6/10
Some good performances but fantasy in lieu of history
18 April 2009
Warning: Spoilers
While I enjoy this movie very much it has to be said that the history portrayed has been embellished a lot. Polonsky, a victim of anti-communist black-listing, decided to make Willie Boy a hero fighting against the suppression of racist, uncouth white capitalists. The real Willie Boy was very quiet and shy but was also known among the Indians for having an irrational and violent temper. Willie got his whiskey from another Indian who stole the bottle from out of a bunkhouse, not from whites after participating in a bar fight. He did not run away with his lover after being confronted while they were making love. She was terrified of him and he kidnapped her after shooting her father in the face while he slept. He later shot Carlota in the back either when she tried to escape or because she was slowing him down. The only real relevance to the proximity of the US President was that it also meant there was an over abundance of newspaper reporters near San Bernardino and Riverside who sensationalized the chase not even knowing that Willie Boy was already dead before most of them had even heard of him.

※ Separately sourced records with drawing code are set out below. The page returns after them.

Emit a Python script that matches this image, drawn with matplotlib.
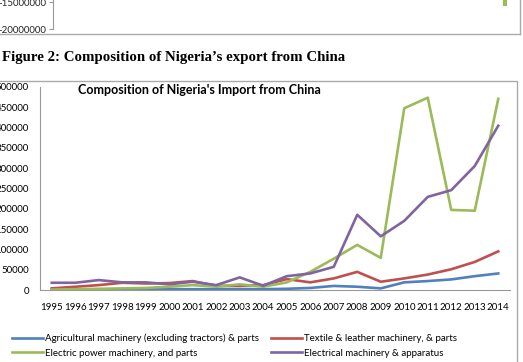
import matplotlib
matplotlib.use("Agg")
from matplotlib import pyplot as plt
from matplotlib.patches import Rectangle
from matplotlib.lines import Line2D

# 数据：从图上读出来的估计值
years = [str(y) for y in range(1995, 2015)]
agri = [1000, 1000, 1500, 1500, 1500, 2000, 2000, 2000, 2500, 2000,
        3000, 5000, 10000, 8000, 4000, 18800, 22000, 26000, 34000, 40700]
textile = [4000, 8000, 12000, 17800, 16000, 17000, 22000, 10000, 10500, 12000,
           26800, 18800, 28500, 44600, 20300, 28500, 38000, 51000, 69000, 95000]
elec_power = [1000, 2000, 3000, 4000, 5000, 8000, 12000, 8000, 14000, 8000,
              18800, 44600, 77000, 111000, 79000, 447000, 473000, 197000, 195000, 470000]
elec_mach = [17800, 17800, 24400, 18800, 18800, 14000, 20300, 12000, 31000, 10500,
             34000, 40700, 57000, 185000, 132000, 170000, 229000, 245600, 305000, 404000]
labels = ["Agricultural machinery (excluding tractors) & parts",
          "Textile & leather machinery, & parts",
          "Electric power machinery, and parts",
          "Electrical machinery & apparatus"]
colors = ["#4F81BD", "#C0504D", "#9BBB59", "#8064A2"]

# 上一张图被截掉的底部
top_ticks = [-15000000, -20000000]
top_bar = [-15700000]

W, H = 523, 362
fig = plt.figure(figsize=(W / 100, H / 100), dpi=100)
font = "Lato"

# 截掉的上一张图
ax0 = fig.add_axes([53 / W, 1 - 29.5 / H, (517 - 53) / W, 55 / H])
ax0.bar([19], top_bar, width=0.18, color="#9BBB59")
ax0.set_xlim(-0.5, 19.5)
ax0.set_ylim(-20000000, -10000000)
ax0.set_yticks(top_ticks)
ax0.set_yticklabels([str(t) for t in top_ticks], fontsize=7, family=font, color="#222222")
ax0.set_xticks([])
for s in ["top", "right", "bottom"]:
    ax0.spines[s].set_visible(False)
ax0.spines["left"].set_color("#999999")
ax0.tick_params(axis="y", length=3, color="#999999", pad=2)
ax0.patch.set_alpha(0)
fig.add_artist(Line2D([-0.01, 520 / W], [1 - 34 / H, 1 - 34 / H], color="#aaaaaa", lw=1))
fig.add_artist(Line2D([520 / W, 520 / W], [1 - 34 / H, 1.01], color="#aaaaaa", lw=1))

# 图注
fig.text(2 / W, 1 - 57 / H, "Figure 2: Composition of Nigeria\u2019s export from China",
         family="Liberation Serif", weight="bold", fontsize=10.7, va="center", ha="left")

# 图表外框
fig.add_artist(Rectangle((-0.01, -0.01), 517 / W + 0.01, 1 - 81 / H + 0.01,
                         fill=False, edgecolor="#aaaaaa", lw=1))

ax = fig.add_axes([40 / W, 1 - 290 / H, 470 / W, (290 - 86.7) / H])
x = range(len(years))
for vals, c in zip([agri, textile, elec_power, elec_mach], colors):
    ax.plot(x, vals, color=c, lw=1.9)
ax.set_xlim(-0.5, len(years) - 0.5)
ax.set_ylim(0, 500000)
ax.set_yticks(range(0, 500001, 50000))
ax.set_yticklabels([str(v) for v in range(0, 500001, 50000)], fontsize=7, family=font)
ax.set_xticks(list(x))
ax.set_xticklabels(years, fontsize=7, family=font)
ax.tick_params(axis="y", length=0, pad=8)
ax.tick_params(axis="x", length=0, pad=9)
for s in ["top", "right"]:
    ax.spines[s].set_visible(False)
for s in ["left", "bottom"]:
    ax.spines[s].set_color("#999999")
ax.set_title("Composition of Nigeria's Import from China", fontsize=9, weight="bold",
             family=font, loc="left", x=0.08, y=0.985, va="center", pad=0)

handles = [Line2D([], [], color=c, lw=1.9) for c in colors]
order = [0, 2, 1, 3]
fig.legend([handles[i] for i in order], [labels[i] for i in order], ncol=2,
           loc="upper left", bbox_to_anchor=(8 / W, 1 - 330 / H), frameon=False,
           prop={"family": font, "size": 7}, handlelength=3.2, handletextpad=0.2,
           columnspacing=1.2, labelspacing=0.55, borderaxespad=0)

fig.savefig("out.png", dpi=100)
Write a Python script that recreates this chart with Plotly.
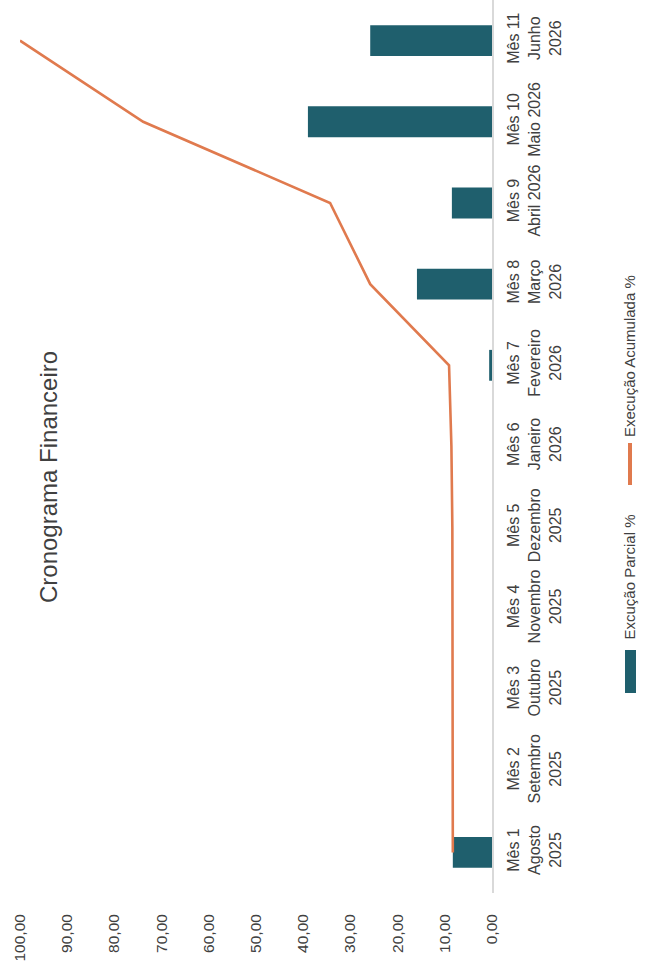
import plotly.graph_objects as go

# ---- data ----
categories = [
    "Mês 1<br>Agosto<br>2025",
    "Mês 2<br>Setembro<br>2025",
    "Mês 3<br>Outubro<br>2025",
    "Mês 4<br>Novembro<br>2025",
    "Mês 5<br>Dezembro<br>2025",
    "Mês 6<br>Janeiro<br>2026",
    "Mês 7<br>Fevereiro<br>2026",
    "Mês 8<br>Março<br>2026",
    "Mês 9<br>Abril 2026<br> ",
    "Mês 10<br>Maio 2026<br> ",
    "Mês 11<br>Junho<br>2026",
]
parcial = [8.3, 0, 0, 0, 0, 0, 0.6, 15.9, 8.5, 39.0, 25.8]
acumulada = [8.3, 8.3, 8.3, 8.3, 8.4, 8.6, 9.1, 25.8, 34.3, 73.9, 100.0]
value_ticks = [0, 10, 20, 30, 40, 50, 60, 70, 80, 90, 100]
value_tick_labels = ["0,00", "10,00", "20,00", "30,00", "40,00", "50,00",
                     "60,00", "70,00", "80,00", "90,00", "100,00"]
title_text = "Cronograma Financeiro"
legend_bar = "Excução Parcial %"
legend_line = "Execução Acumulada %"

W, H = 654, 973
ML, MR, MT, MB = 20, 162, 0, 80
PW, PH = W - ML - MR, H - MT - MB

def px(xp):
    return (xp - ML) / PW

def py(yp):
    return (MT + PH - yp) / PH

BAR = "#1f5f6d"
LINE = "#e07a4e"
TXT = "#404040"
FONT = "Liberation Sans, Arial, sans-serif"

fig = go.Figure()
fig.add_trace(go.Bar(
    y=categories, x=parcial, orientation="h",
    marker=dict(color=BAR, line=dict(width=0)),
    width=0.38, name=legend_bar, showlegend=False,
))
fig.add_trace(go.Scatter(
    y=categories, x=acumulada, mode="lines",
    line=dict(color=LINE, width=2.6), name=legend_line,
    showlegend=False, cliponaxis=False,
))

fig.update_layout(
    width=W, height=H,
    margin=dict(l=ML, r=MR, t=MT, b=MB, pad=0),
    paper_bgcolor="white", plot_bgcolor="white",
    font=dict(family=FONT, color=TXT, size=15),
    showlegend=False,
    xaxis=dict(
        range=[100, 0], tickvals=value_ticks, ticktext=value_tick_labels,
        tickangle=-90, showgrid=False, zeroline=False, showline=False,
        ticks="", ticklabelstandoff=17,
        tickfont=dict(size=15.5, color=TXT, family=FONT),
    ),
    yaxis=dict(
        type="category", categoryorder="array", categoryarray=categories,
        range=[-0.5, len(categories) - 0.5],
        side="right", tickangle=-90, showgrid=False, zeroline=False,
        showline=True, linecolor="#d9d9d9", linewidth=1.5, ticks="",
        ticklabelstandoff=6,
        tickfont=dict(size=16, color=TXT, family=FONT),
    ),
)

# title (rotated)
fig.add_annotation(
    text=title_text, xref="paper", yref="paper",
    x=px(48), y=py(477), textangle=-90, showarrow=False,
    xanchor="center", yanchor="middle",
    font=dict(size=24, color=TXT, family=FONT),
)

# legend (rotated, drawn manually)
fig.add_shape(type="rect", xref="paper", yref="paper",
              x0=px(625), x1=px(636), y0=py(693), y1=py(650),
              fillcolor=BAR, line=dict(width=0))
fig.add_annotation(
    text=legend_bar, xref="paper", yref="paper",
    x=px(629), y=py(642), textangle=-90, showarrow=False,
    xanchor="center", yanchor="bottom",
    font=dict(size=15, color=TXT, family=FONT),
)
fig.add_shape(type="line", xref="paper", yref="paper",
              x0=px(630), x1=px(630), y0=py(485), y1=py(443),
              line=dict(color=LINE, width=4))
fig.add_annotation(
    text=legend_line, xref="paper", yref="paper",
    x=px(629), y=py(439), textangle=-90, showarrow=False,
    xanchor="center", yanchor="bottom",
    font=dict(size=15, color=TXT, family=FONT),
)

fig.write_html("out.html")
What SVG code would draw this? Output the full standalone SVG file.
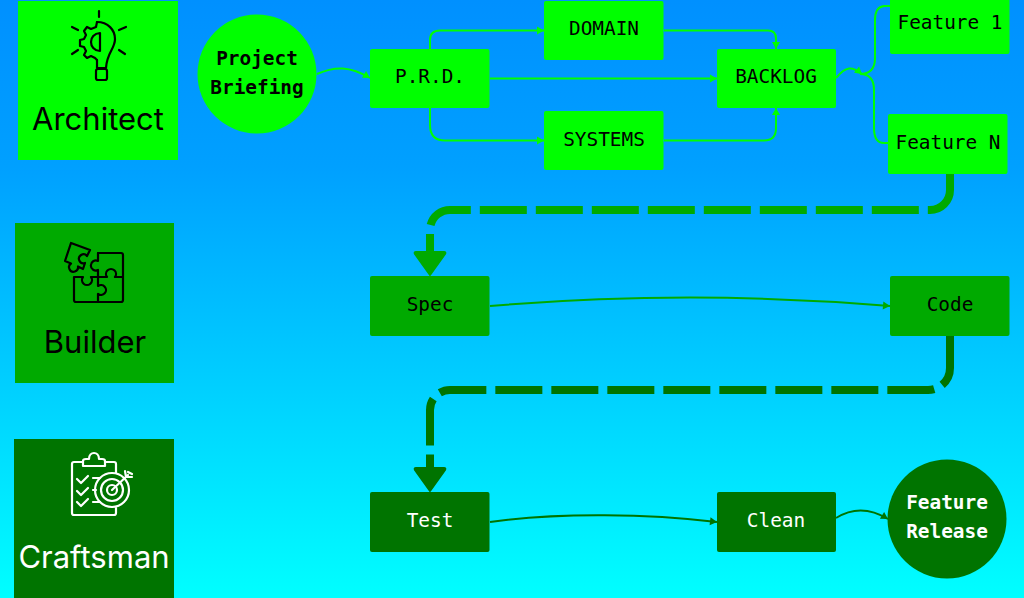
<svg xmlns="http://www.w3.org/2000/svg" width="1024" height="598" viewBox="0 0 1024 598">
<style>
.a{fill:#00ff00}
.b{fill:#00aa00}
.c{fill:#007400}
.t{font-family:"DejaVu Sans Mono","Liberation Mono",monospace;font-size:19.4px;text-anchor:middle;fill:#000}
.w{fill:#fff}
.bold{font-weight:bold}
.lab{font-family:"Inter","Roboto",sans-serif;font-size:31px;text-anchor:middle;fill:#000}
.ic{fill:none;stroke:#000;stroke-width:2.2;stroke-linecap:round;stroke-linejoin:round}
.icw{stroke:#fff}
.l1{fill:none;stroke:#00ff00;stroke-width:2}
.l2{fill:none;stroke:#00aa00;stroke-width:2}
.l3{fill:none;stroke:#007400;stroke-width:2}
.d2{fill:none;stroke:#00aa00;stroke-width:8}
.d3{fill:none;stroke:#007400;stroke-width:8}
.dash{stroke-dasharray:47 9}
</style>
<defs>
<linearGradient id="bg" x1="0" y1="0" x2="0" y2="1"><stop offset="0" stop-color="#0090ff"/><stop offset="0.28" stop-color="#00a0ff"/><stop offset="0.65" stop-color="#00d0ff"/><stop offset="1" stop-color="#00ffff"/></linearGradient>
<marker id="m1" markerUnits="userSpaceOnUse" markerWidth="10" markerHeight="10" refX="8" refY="5" orient="auto"><path d="M1 1L8 5L1 9Z" fill="#00ff00"/></marker>
<marker id="m2" markerUnits="userSpaceOnUse" markerWidth="10" markerHeight="10" refX="8" refY="5" orient="auto"><path d="M1 1L8 5L1 9Z" fill="#00aa00"/></marker>
<marker id="m3" markerUnits="userSpaceOnUse" markerWidth="10" markerHeight="10" refX="8" refY="5" orient="auto"><path d="M1 1L8 5L1 9Z" fill="#007400"/></marker>
</defs>
<rect width="1024" height="598" fill="url(#bg)"/>

<g id="connectors">
<path class="l1" marker-end="url(#m1)" d="M317 74C335 66 350 66 370 78"/>
<path class="l1" marker-end="url(#m1)" d="M430 49V40Q430 30.500 440 30.500H544"/>
<path class="l1" marker-end="url(#m1)" d="M430 108V125Q430 140.500 445 140.500H544"/>
<path class="l1" marker-end="url(#m1)" d="M490 78.500H717"/>
<path class="l1" marker-end="url(#m1)" d="M664 30.500H768Q776 30.500 776 38.500V49"/>
<path class="l1" marker-end="url(#m1)" d="M664 140.500H764Q776 140.500 776 128V108"/>
<path class="l1" marker-end="url(#m1)" d="M836 78C846 66 852 66 862 74"/>
<path class="l1" d="M890 6H884Q875 7 875 20V58Q875 74 860 74"/>
<path class="l1" d="M888 143H884Q874 143 874 128V90Q874 74 860 74"/>
<path class="d2" d="M950 172V178"/>
<path class="d2 dash" d="M950 176.400V190A20 20 0 0 1 930 210H450A20 20 0 0 0 430 230V252"/>
<path d="M430 275L415 254Q414 252 416 252H444Q446 252 445 254Z" fill="#00aa00" stroke="#00aa00" stroke-width="2" stroke-linejoin="round"/>
<path class="l2" marker-end="url(#m2)" d="M490 306C620 295 760 295 890 306"/>
<path class="d3" d="M950 334V342"/>
<path class="d3 dash" d="M950 340V368A22 22 0 0 1 928 390H450A20 20 0 0 0 430 410V468"/>
<path d="M430 491L415 470Q414 468 416 468H444Q446 468 445 470Z" fill="#007400" stroke="#007400" stroke-width="2" stroke-linejoin="round"/>
<path class="l3" marker-end="url(#m3)" d="M490 522C560 512 650 514 717 522"/>
<path class="l3" marker-end="url(#m3)" d="M836 518C852 508 870 508 888 519"/>
</g>

<g id="architect"><rect class="a" x="18" y="1" width="160" height="159"/>
<g class="ic"><path d="M99 11V17M72 27L78 30M72 54L78 50M126 27L119 30M125 54L119 50"/>
<path d="M97 22C108 22 115 30 115 39C115 49 107 52 106 68H97V60"/>
<path d="M100 33V51C88 50 88 34 100 33Z"/>
<path d="M97 22L96 27L91 29L87 27L84 31L86 35L84 39L80 40V46L84 47L86 51L84 55L87 58L91 56L95 58L97 60"/>
<rect x="96" y="69" width="11" height="11" rx="2"/></g>
<text class="lab" x="98" y="130">Architect</text></g>

<g id="builder"><rect class="b" x="15" y="223" width="159" height="160"/>
<g class="ic"><path d="M98 253H121Q123 253 123 255V300Q123 302 121 302H76Q74 302 74 300V277H83A5 5 0 1 0 91 277H98V286A5 5 0 1 1 98 294V302"/>
<path d="M98 253V261A5 5 0 1 0 98 270V277H107A5 5 0 1 1 115 277H123"/>
<path d="M71 243L90 250L87 256A4.500 4.500 0 1 0 85 263L83 269L78 266.500A4.500 4.500 0 1 1 71 263.500L65 261Z"/></g>
<text class="lab" x="95" y="353">Builder</text></g>

<g id="craftsman"><rect class="c" x="14" y="439" width="160" height="159"/>
<g class="ic icw"><path d="M105 462H114Q116 462 116 464V473M116 508V513Q116 515 114 515H74Q72 515 72 513V464Q72 462 74 462H83"/>
<path d="M83 466V461Q83 459 86 459H89C89 451 99 451 99 459H102Q105 459 105 461V466Z"/>
<path d="M77 479L81 483L88 476M77 491L81 495L88 488M77 502L81 506L88 499"/>
<path d="M93 478H100M93 490H96M93 502H100"/>
<circle cx="112" cy="490" r="17"/><circle cx="112" cy="490" r="11"/><circle cx="112" cy="490" r="5"/>
<path d="M112 490L128 475M125 471L126 477L132 477M128 472L132 474"/></g>
<text class="lab" x="94" y="568" style="fill:#fff">Craftsman</text></g>

<g id="project-briefing"><circle class="a" cx="257" cy="74" r="59.500"/>
<text class="t bold" x="257" y="64.500">Project</text><text class="t bold" x="257" y="93.500">Briefing</text></g>
<g id="prd"><rect class="a" x="370" y="49" width="119.500" height="59" rx="2"/><text class="t" x="430" y="83">P.R.D.</text></g>
<g id="domain"><rect class="a" x="544" y="1" width="119.500" height="59" rx="2"/><text class="t" x="604" y="34.500">DOMAIN</text></g>
<g id="systems"><rect class="a" x="544" y="111" width="119.500" height="59" rx="2"/><text class="t" x="604" y="145.500">SYSTEMS</text></g>
<g id="backlog"><rect class="a" x="717" y="49" width="119" height="59" rx="2"/><text class="t" x="776" y="83">BACKLOG</text></g>
<g id="feature-1"><rect class="a" x="890" y="-5" width="119.500" height="59" rx="2"/><text class="t" x="950" y="28.500">Feature 1</text></g>
<g id="feature-n"><rect class="a" x="888" y="114" width="119.500" height="60" rx="2"/><text class="t" x="948" y="148.500">Feature N</text></g>
<g id="spec"><rect class="b" x="370" y="276" width="119.500" height="60" rx="2"/><text class="t" x="430" y="310.500">Spec</text></g>
<g id="code"><rect class="b" x="890" y="276" width="119.500" height="60" rx="2"/><text class="t" x="950" y="310.500">Code</text></g>
<g id="test"><rect class="c" x="370" y="492" width="119.500" height="60" rx="2"/><text class="t w" x="430" y="526.500">Test</text></g>
<g id="clean"><rect class="c" x="717" y="492" width="119" height="60" rx="2"/><text class="t w" x="776" y="526.500">Clean</text></g>
<g id="feature-release"><circle class="c" cx="947" cy="519" r="59.500"/>
<text class="t bold w" x="947" y="508.500">Feature</text><text class="t bold w" x="947" y="537.500">Release</text></g>
</svg>
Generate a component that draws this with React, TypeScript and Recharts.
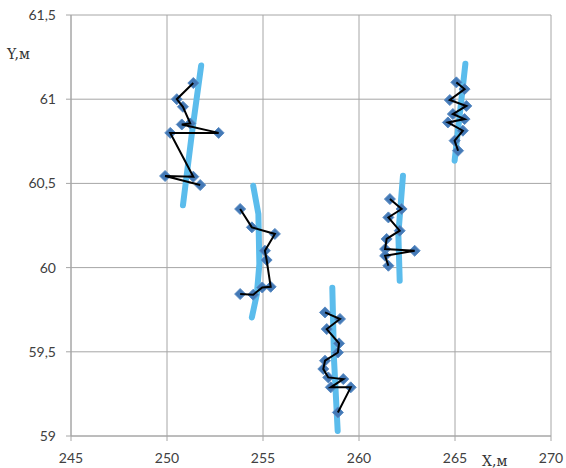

The true story of the manhunt (or at the least the closest to the truth as it was based on eyewitness and second-hand accounts from the remaining witnesses) is The Last Great Manhunt by Harry Lawton, the book TTWBIH is based on (Lawton even changed the title to that of the film). Years later a couple of politically correct college professors wrote articles claiming Lawton's book was all wrong and Willie Boy was a hero, even going so far as to suggest Carlotta was killed by the posse. Lawton sued and showed his meticulous research of historical archives and interviews with witnesses. The professors later were forced to print a retraction as part of a settlement.